腎不全の中で一番つらいことは老廃物が体にたまる「尿毒症」状態と言えます。
その尿毒症を改善するにはどうしたらいいか。
人間であれば、透析が行われます。機械によって老廃物を体の外に出します。
犬の場合は、透析を行っている病院もありますが数少ないです。
一般の病院でできることは、
・皮下点滴によって毒素を薄めること
・毒素を吸着する活性炭などを服用すること
・毒素になりにくい食事(低蛋白質)をたべさせること
などです。
また症状によっては
・エリスロポエチン(赤血球をつくるホルモン)の投与
・ACEI(血圧を下げるお薬)の投与
・リン吸着剤(腎臓の糸球体破壊を防ぐ)の投与
が行われることもあります。

腎臓のその他の病気

・腎のう胞
(腎臓内にのう胞ができる病気。
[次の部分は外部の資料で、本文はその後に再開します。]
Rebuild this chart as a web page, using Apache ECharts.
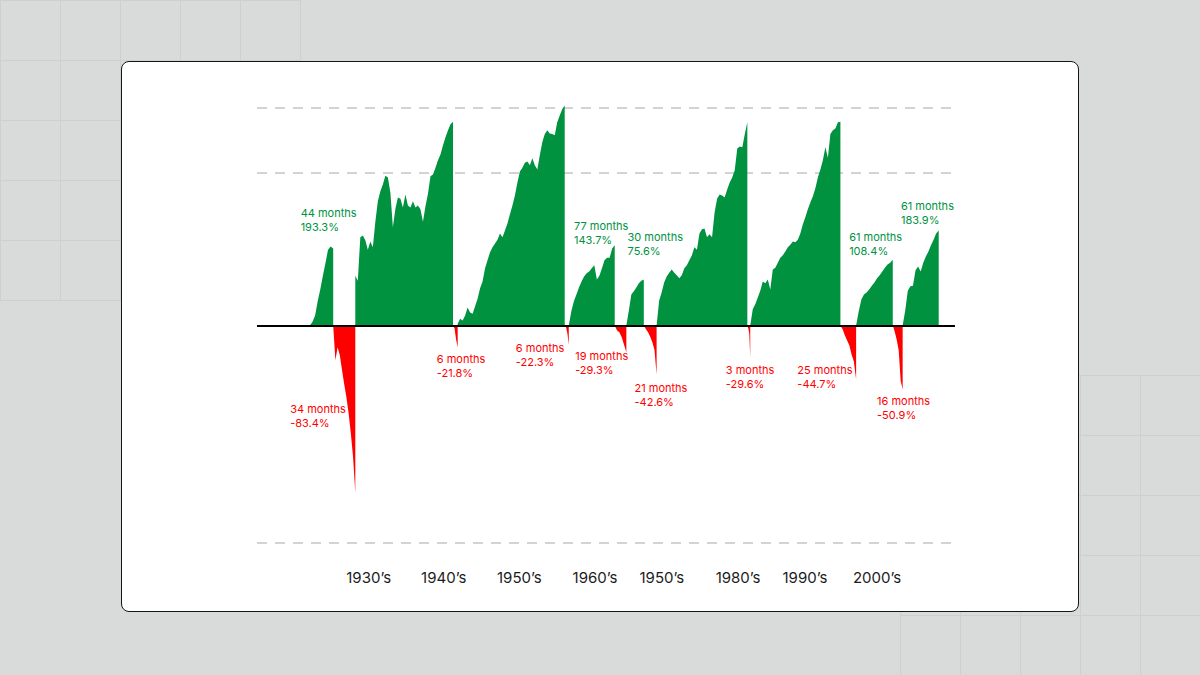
<!DOCTYPE html>
<html>
<head>
<meta charset="utf-8">
<script src="https://cdn.jsdelivr.net/npm/echarts@6/dist/echarts.min.js"></script>
<style>
  html, body { margin: 0; padding: 0; }
  body { width: 1200px; height: 675px; background: #d9dbda; position: relative; overflow: hidden; }
  .tiles {
    position: absolute; width: 301px; height: 301px;
    background-image:
      linear-gradient(to right, #cdd0cf 1px, transparent 1px),
      linear-gradient(to bottom, #cdd0cf 1px, transparent 1px);
    background-size: 60px 60px;
  }
  .card {
    position: absolute; left: 121px; top: 61px; width: 956px; height: 549px;
    background: #fff; border: 1.5px solid #151515; border-radius: 8px;
  }
  #chart { position: absolute; left: 0; top: 0; width: 1200px; height: 675px; }
</style>
</head>
<body>
<div class="tiles" style="left:0;top:0"></div>
<div class="tiles" style="left:900px;top:375px"></div>
<div class="card"></div>
<div id="chart"></div>
<script>
// months from the left edge of the axis to the first bull run
const startMonth = 91;
// length of each run in months, bull and bear alternating
const durations = [40, 38, 168, 8, 184, 7, 79, 20, 30, 22, 156, 5, 155, 27, 63, 17, 62];

// cumulative level through each run (chart index units), evenly spread over its months
const up1 = [0, 6, 16, 39, 58, 80, 100, 122, 127, 124];
const down1 = [0, -56, -35, -48, -72, -95, -116, -142, -174, -212, -269];
const up2 = [80, 72, 142, 145, 137, 122, 135, 126, 167, 200, 216, 227, 241, 238, 214, 158, 188, 206, 204, 190,
  211, 193, 190, 200, 190, 193, 187, 167, 192, 212, 240, 243, 254, 266, 275, 290, 303, 314, 324, 328];
const down2 = [0, -5, -23, -35];
const up3 = [3, 11, 8, 16, 29, 21, 19, 31, 43, 60, 71, 92, 105, 118, 126, 132, 138, 148, 142, 153, 164, 179,
  193, 209, 230, 248, 254, 262, 264, 258, 269, 258, 251, 274, 295, 308, 314, 309, 308, 306, 327, 338, 348, 354];
const down3 = [0, -3, -13, -31];
const up4 = [0, 23, 39, 50, 61, 71, 79, 84, 87, 92, 97, 74, 80, 92, 105, 109, 109, 124, 129];
const down4 = [0, -8, -11, -19, -31, -43];
const up5 = [0, 24, 50, 55, 61, 68, 72, 74];
const down5 = [0, -6, -11, -18, -27, -39, -79];
const up6 = [0, 40, 53, 69, 79, 85, 90, 85, 81, 76, 81, 92, 97, 105, 113, 126, 122, 148, 155, 156, 142, 147,
  142, 182, 204, 211, 209, 206, 219, 230, 238, 250, 285, 288, 287, 308, 327];
const down6 = [0, -5, -13, -52];
const up7 = [0, 26, 34, 45, 56, 71, 68, 74, 58, 90, 93, 101, 109, 113, 119, 126, 130, 135, 134, 138, 148,
  163, 174, 187, 198, 208, 221, 238, 251, 266, 287, 270, 308, 314, 317, 327, 328];
const down7 = [0, -6, -16, -24, -32, -47, -58, -87];
const up8 = [0, 23, 42, 50, 53, 58, 64, 69, 76, 81, 87, 93, 98, 101, 106];
const down8 = [0, -10, -23, -40, -89, -103];
const up9 = [0, 24, 56, 63, 64, 89, 95, 87, 101, 111, 119, 129, 138, 148, 153];

const runs = [up1, down1, up2, down2, up3, down3, up4, down4, up5, down5, up6, down6, up7, down7, up8, down8, up9];

// decade tick labels and the month they sit at
const decadeLabels = ['1930’s', '1940’s', '1950’s', '1960’s', '1950’s', '1980’s', '1990’s', '2000’s'];
const decadeMonths = [192, 321, 451, 581, 696, 827, 942, 1066];

// reference levels drawn as dashed lines
const guideLevels = [350, 246, -350];

// run annotations
const gainNotes = ['44 months\n193.3%', '77 months\n143.7%', '30 months\n75.6%', '61 months\n108.4%', '61 months\n183.9%'];
const gainAnchors = [[75, 193], [545, 172], [637, 154], [1018, 154], [1107, 204]];
const lossNotes = ['34 months\n-83.4%', '6 months\n-21.8%', '6 months\n-22.3%', '19 months\n-29.3%',
  '21 months\n-42.6%', '3 months\n-29.6%', '25 months\n-44.7%', '16 months\n-50.9%'];
const lossAnchors = [[57, -123], [309, -43], [445, -25], [547, -38], [649, -89], [806, -60], [929, -60], [1066, -111]];

const GREEN = '#00923f';
const RED = '#ff0000';
const FONT = 'Inter, "Open Sans", sans-serif';

function buildRuns() {
  const up = [], down = [];
  let t = startMonth;
  runs.forEach((vals, i) => {
    const dur = durations[i];
    const own = i % 2 === 0 ? up : down;
    const other = i % 2 === 0 ? down : up;
    const step = dur / (vals.length - 1);
    vals.forEach((v, k) => own.push([t + k * step, v]));
    own.push([t + dur, 0]);
    other.push([t, 0], [t + dur, 0]);
    t += dur;
  });
  return { up, down };
}

function notePoints(texts, anchors, color) {
  return texts.map((txt, i) => ({
    name: txt,
    coord: anchors[i],
    label: { color: color }
  }));
}

const noteLabel = {
  show: true,
  position: [0, 0],
  align: 'left',
  verticalAlign: 'top',
  fontSize: 11,
  lineHeight: 14,
  fontFamily: FONT,
  formatter: p => p.name
};

const data = buildRuns();

const option = {
  animation: false,
  grid: { left: 257, right: 245, top: 108, bottom: 132 },
  xAxis: {
    type: 'value',
    min: 0,
    max: 1200,
    axisLine: { show: false },
    axisTick: { show: false },
    splitLine: { show: false },
    axisLabel: {
      customValues: decadeMonths,
      formatter: function (v) {
        const i = decadeMonths.indexOf(v);
        return i < 0 ? '' : decadeLabels[i];
      },
      fontSize: 15,
      fontFamily: FONT,
      color: '#1c1c1c',
      margin: 27
    }
  },
  yAxis: {
    type: 'value',
    min: -350,
    max: 350,
    show: false,
    splitLine: { show: false }
  },
  series: [{
    // dashed guides sit behind the areas (marker z defaults to 5, so pin it low)
    name: 'guides',
    type: 'line',
    z: 1,
    data: [[0, 0]],
    showSymbol: false,
    lineStyle: { width: 0 },
    markLine: {
      z: 1,
      silent: true,
      symbol: ['none', 'none'],
      label: { show: false },
      lineStyle: { color: '#d3d3d3', width: 2, type: [10, 8] },
      data: guideLevels.map(v => ({ yAxis: v }))
    }
  }, {
    name: 'bull',
    type: 'line',
    z: 2,
    data: data.up,
    showSymbol: false,
    clip: false,
    lineStyle: { width: 0 },
    areaStyle: { color: GREEN, opacity: 1 },
    markPoint: {
      symbol: 'circle',
      symbolSize: 0,
      label: noteLabel,
      data: notePoints(gainNotes, gainAnchors, GREEN)
    }
  }, {
    name: 'bear',
    type: 'line',
    z: 3,
    data: data.down,
    showSymbol: false,
    clip: false,
    lineStyle: { width: 0 },
    areaStyle: { color: RED, opacity: 1 },
    markPoint: {
      symbol: 'circle',
      symbolSize: 0,
      label: noteLabel,
      data: notePoints(lossNotes, lossAnchors, RED)
    },
    markLine: {
      silent: true,
      symbol: ['none', 'none'],
      label: { show: false },
      lineStyle: { color: '#000', width: 2, type: 'solid' },
      data: [{ yAxis: 0 }]
    }
  }]
};

const chart = echarts.init(document.getElementById('chart'), null, { renderer: 'svg' });
chart.setOption(option);
</script>
</body>
</html>
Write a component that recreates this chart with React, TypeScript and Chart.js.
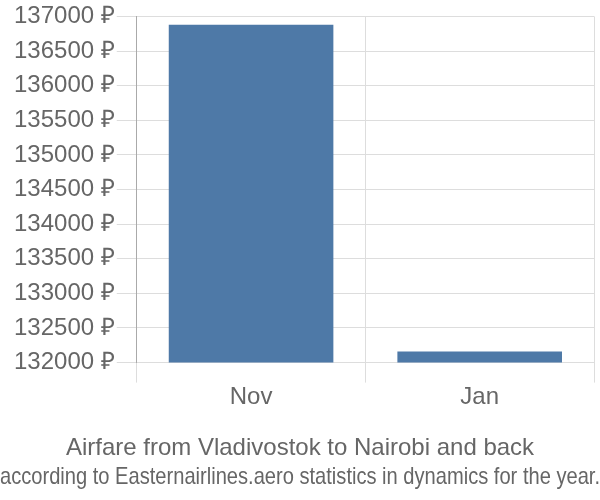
import React, { useEffect, useRef } from "react";
import { Chart, registerables } from "chart.js";

Chart.register(...registerables);

const categories = ["Nov", "Jan"];
const prices = [136880, 132160];
const yMin = 132000;
const yMax = 137000;
const yStep = 500;
const titleLines = [
  "Airfare from Vladivostok to Nairobi and back",
  "according to Easternairlines.aero statistics in dynamics for the year.",
];

export default function App() {
  const ref = useRef<HTMLCanvasElement>(null);
  useEffect(() => {
    if (!ref.current) return;
    const font = { family: "'Liberation Sans', Arial, sans-serif", size: 24 };
    const chart = new Chart(ref.current, {
      type: "bar",
      data: {
        labels: categories,
        datasets: [
          {
            data: prices,
            backgroundColor: "#4e79a7",
            borderWidth: 0,
          },
        ],
      },
      options: {
        animation: false,
        responsive: true,
        maintainAspectRatio: false,
        layout: { padding: { right: 0, top: 0, left: 0, bottom: 8 } },
        plugins: {
          legend: { display: false },
          tooltip: { enabled: false },
          title: {
            display: true,
            position: "bottom",
            text: titleLines,
            color: "#666",
            font: { ...font, size: 24, weight: "normal" },
            padding: { top: 23, bottom: 0 },
            lineHeight: 1.25,
          } as any,
        },
        scales: {
          x: {
            grid: { color: "#ddd", tickLength: 20, lineWidth: 1 },
            border: { color: "#ddd" },
            ticks: { color: "#666", font, padding: 0 },
          },
          y: {
            min: yMin,
            max: yMax,
            grid: { color: "#ddd", tickLength: 20 },
            border: { color: "#aaa" },
            afterFit: (s: any) => {
              s.width += 12;
            },
            ticks: {
              stepSize: yStep,
              color: "#666",
              font,
              padding: 2,
              callback: (v: any) => `${v} ₽`,
            },
          },
          yRight: {
            position: "right",
            display: true,
            grid: { display: false },
            border: { display: false },
            ticks: { display: false },
            afterFit: (s: any) => {
              s.width = 6;
            },
          },
        },
      },
    });
    return () => chart.destroy();
  }, []);
  return (
    <div style={{ position: "fixed", left: 0, top: 0, width: 600, height: 500 }}>
      <canvas ref={ref} />
    </div>
  );
}
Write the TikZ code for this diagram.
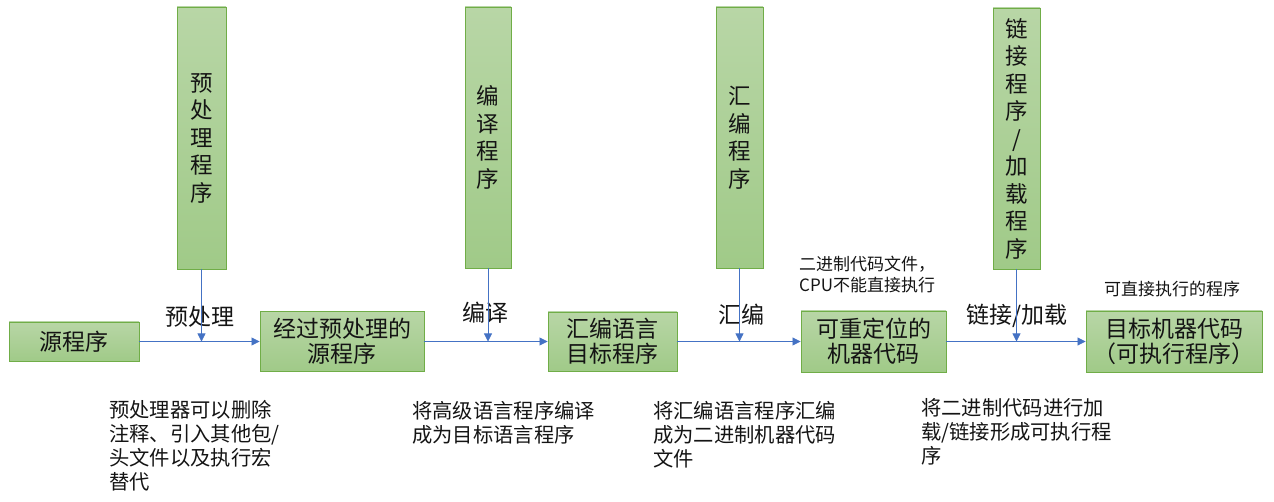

遺伝的な要因でできる。左右腎臓や肝臓にできることも。治療法なし。)
・腎周囲のう胞
(腎臓の外側に尿がたまる病気)
・腎炎(SLEなど)

尿管の病気

・尿管結石
腰痛や血尿の原因になるが、気づきにくい・・・。

膀胱の病気

・膀胱炎
細菌性と結晶(結石)によるものと2種類あります。
細菌性の場合は、抗生物質の投与をします。
一方、結石の場合は結石の種類によって異なります。
 ストルバイト結石
原因は、細菌感染による尿のアルカリ化や結石の核ができあがることです。
なので抗生物質の投与は必須です。また療法食の治療も行います。
結石でも療法食で尿pHが酸性に維持できれば溶かすことができます。
 シュウ酸カルシウム
原因は食事中のたんぱく質量や、血中カルシウム濃度のよると言われています。
基本的には尿量をふやすことで改善しますが、溶かすことはできません。